* PROMPT
Make an exact copy of all the material below, apart from the pictures.

* SUPPLIED DATA
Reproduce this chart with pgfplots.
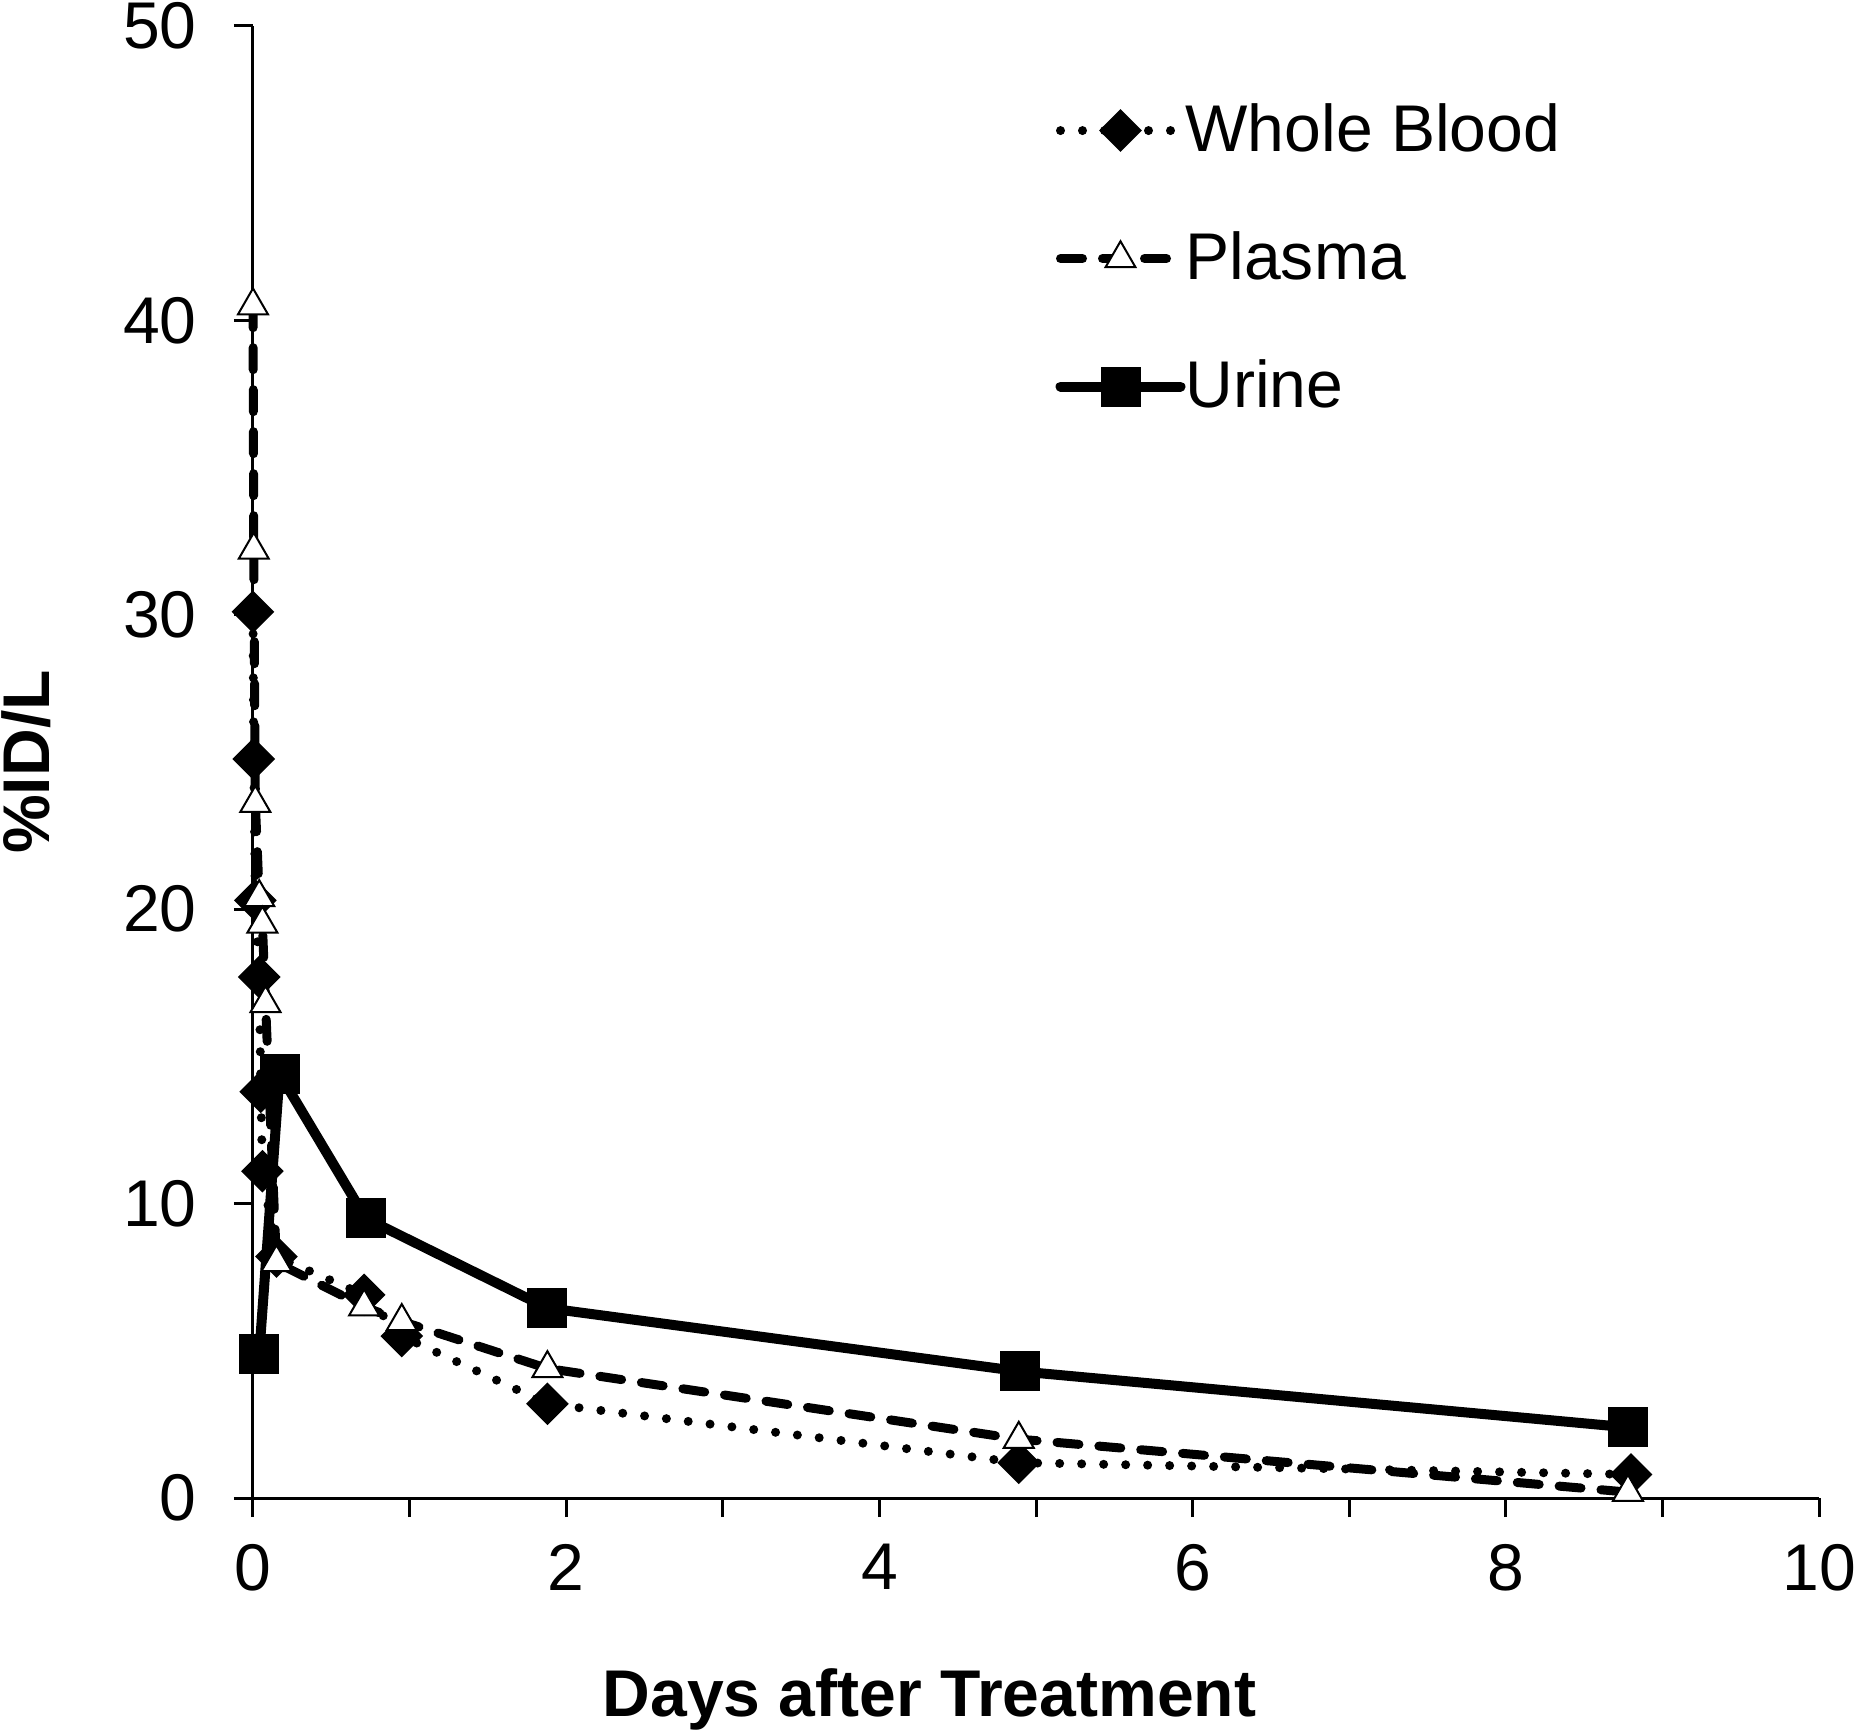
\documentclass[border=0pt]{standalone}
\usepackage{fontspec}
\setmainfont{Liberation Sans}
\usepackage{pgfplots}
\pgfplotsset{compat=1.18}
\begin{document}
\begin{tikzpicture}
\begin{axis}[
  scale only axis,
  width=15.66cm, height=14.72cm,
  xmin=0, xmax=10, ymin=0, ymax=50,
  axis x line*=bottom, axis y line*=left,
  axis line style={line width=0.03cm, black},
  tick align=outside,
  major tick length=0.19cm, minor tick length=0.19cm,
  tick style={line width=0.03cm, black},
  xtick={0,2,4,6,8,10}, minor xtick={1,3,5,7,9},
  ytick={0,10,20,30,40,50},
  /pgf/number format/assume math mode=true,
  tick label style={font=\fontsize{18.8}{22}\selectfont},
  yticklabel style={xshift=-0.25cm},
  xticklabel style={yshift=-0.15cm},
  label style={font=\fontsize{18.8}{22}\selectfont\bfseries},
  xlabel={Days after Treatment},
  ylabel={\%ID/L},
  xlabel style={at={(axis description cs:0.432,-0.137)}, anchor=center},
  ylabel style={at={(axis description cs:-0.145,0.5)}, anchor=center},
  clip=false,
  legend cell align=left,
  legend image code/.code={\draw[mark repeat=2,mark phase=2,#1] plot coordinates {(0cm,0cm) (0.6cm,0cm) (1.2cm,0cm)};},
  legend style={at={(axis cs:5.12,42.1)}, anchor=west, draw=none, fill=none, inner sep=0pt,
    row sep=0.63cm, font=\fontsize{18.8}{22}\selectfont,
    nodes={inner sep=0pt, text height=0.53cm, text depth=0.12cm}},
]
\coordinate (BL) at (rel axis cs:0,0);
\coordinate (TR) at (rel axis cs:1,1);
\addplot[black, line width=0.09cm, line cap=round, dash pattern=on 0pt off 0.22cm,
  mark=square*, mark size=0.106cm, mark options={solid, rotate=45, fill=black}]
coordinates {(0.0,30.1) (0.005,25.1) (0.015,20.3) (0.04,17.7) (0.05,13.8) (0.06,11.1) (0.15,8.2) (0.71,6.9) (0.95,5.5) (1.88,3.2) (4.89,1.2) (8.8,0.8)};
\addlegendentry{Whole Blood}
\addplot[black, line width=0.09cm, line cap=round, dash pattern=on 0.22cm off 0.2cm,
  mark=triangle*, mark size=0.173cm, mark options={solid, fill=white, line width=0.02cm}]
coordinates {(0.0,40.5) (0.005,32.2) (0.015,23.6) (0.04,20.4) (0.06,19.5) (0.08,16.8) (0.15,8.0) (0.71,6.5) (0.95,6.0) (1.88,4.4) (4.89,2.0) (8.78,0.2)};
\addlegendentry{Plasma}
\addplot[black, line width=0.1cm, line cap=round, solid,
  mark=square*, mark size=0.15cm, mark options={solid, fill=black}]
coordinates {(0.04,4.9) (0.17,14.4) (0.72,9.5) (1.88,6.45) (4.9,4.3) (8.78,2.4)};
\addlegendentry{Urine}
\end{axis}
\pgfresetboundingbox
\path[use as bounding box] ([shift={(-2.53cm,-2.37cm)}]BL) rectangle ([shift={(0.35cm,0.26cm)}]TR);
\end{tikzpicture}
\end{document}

* SOLVED PROBLEM
Reproduce this chart with pgfplots.
\documentclass[border=0pt]{standalone}
\usepackage{fontspec}
\setmainfont{Liberation Sans}
\usepackage{pgfplots}
\pgfplotsset{compat=1.18}
\begin{document}
\begin{tikzpicture}
\begin{axis}[
  scale only axis,
  width=15.66cm, height=14.72cm,
  xmin=0, xmax=10, ymin=0, ymax=50,
  axis x line*=bottom, axis y line*=left,
  axis line style={line width=0.03cm, black},
  tick align=outside,
  major tick length=0.19cm, minor tick length=0.19cm,
  tick style={line width=0.03cm, black},
  xtick={0,2,4,6,8,10}, minor xtick={1,3,5,7,9},
  ytick={0,10,20,30,40,50},
  /pgf/number format/assume math mode=true,
  tick label style={font=\fontsize{18.8}{22}\selectfont},
  yticklabel style={xshift=-0.25cm},
  xticklabel style={yshift=-0.15cm},
  label style={font=\fontsize{18.8}{22}\selectfont\bfseries},
  xlabel={Days after Treatment},
  ylabel={\%ID/L},
  xlabel style={at={(axis description cs:0.432,-0.137)}, anchor=center},
  ylabel style={at={(axis description cs:-0.145,0.5)}, anchor=center},
  clip=false,
  legend cell align=left,
  legend image code/.code={\draw[mark repeat=2,mark phase=2,#1] plot coordinates {(0cm,0cm) (0.6cm,0cm) (1.2cm,0cm)};},
  legend style={at={(axis cs:5.12,42.1)}, anchor=west, draw=none, fill=none, inner sep=0pt,
    row sep=0.63cm, font=\fontsize{18.8}{22}\selectfont,
    nodes={inner sep=0pt, text height=0.53cm, text depth=0.12cm}},
]
\coordinate (BL) at (rel axis cs:0,0);
\coordinate (TR) at (rel axis cs:1,1);
\addplot[black, line width=0.09cm, line cap=round, dash pattern=on 0pt off 0.22cm,
  mark=square*, mark size=0.106cm, mark options={solid, rotate=45, fill=black}]
coordinates {(0.0,30.1) (0.005,25.1) (0.015,20.3) (0.04,17.7) (0.05,13.8) (0.06,11.1) (0.15,8.2) (0.71,6.9) (0.95,5.5) (1.88,3.2) (4.89,1.2) (8.8,0.8)};
\addlegendentry{Whole Blood}
\addplot[black, line width=0.09cm, line cap=round, dash pattern=on 0.22cm off 0.2cm,
  mark=triangle*, mark size=0.173cm, mark options={solid, fill=white, line width=0.02cm}]
coordinates {(0.0,40.5) (0.005,32.2) (0.015,23.6) (0.04,20.4) (0.06,19.5) (0.08,16.8) (0.15,8.0) (0.71,6.5) (0.95,6.0) (1.88,4.4) (4.89,2.0) (8.78,0.2)};
\addlegendentry{Plasma}
\addplot[black, line width=0.1cm, line cap=round, solid,
  mark=square*, mark size=0.15cm, mark options={solid, fill=black}]
coordinates {(0.04,4.9) (0.17,14.4) (0.72,9.5) (1.88,6.45) (4.9,4.3) (8.78,2.4)};
\addlegendentry{Urine}
\end{axis}
\pgfresetboundingbox
\path[use as bounding box] ([shift={(-2.53cm,-2.37cm)}]BL) rectangle ([shift={(0.35cm,0.26cm)}]TR);
\end{tikzpicture}
\end{document}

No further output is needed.